Before finishing my visit William took me around the side of the pitch to show me a garden and play area the Club have opened for the community. Local artists had also drawn colourful murals depicting people, places and characters associated with the club. It gave me a real feeling of community spirit. I felt proud of this Club that I had never visited before. I decided I would return with my family to visit the community garden and play area, and perhaps even take my two children to watch their first professional football match.
As I was leaving the stadium we met one of the first team football players. I was delighted he was happy to chat to me about playing professional football on the pitch. He was honest and said he too loved real grass. But, he said, there are times when some real grass pitches end up like a ploughed muddy field as a result of prolonged bad weather. He said he would much rather play on their 3G pitch than a poorly cared for grass pitch any day. That was a perfect explanation.

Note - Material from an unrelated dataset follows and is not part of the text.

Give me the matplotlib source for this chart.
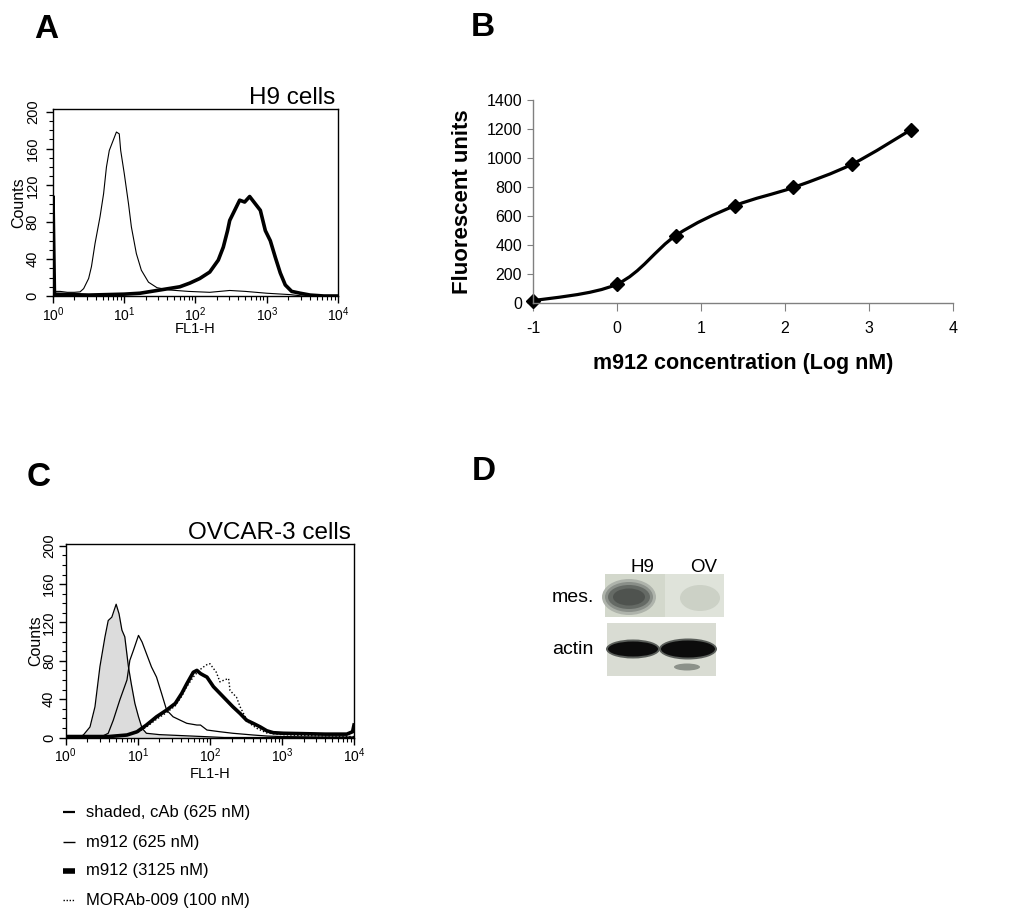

Without doubt I could see that William was able to transfer his passion and pride for caring for real grass pitches to that of the 3G pitch. There was a pattern developing in my discussions with grounds staff. Pro-turf care is about ‘care’. It’s also about pride, passion, enthusiasm, skill, knowledge, experience, and going the extra mile. William has all of these qualities in abundance. I learned a lot from him. I will put what I learned from William, and the other turf care professionals I have met, into practice in my own lawn care business. Thank you, William. Your passion, pride and enthusiasm is infectious. I shall visit Hamilton Academical Football Club again.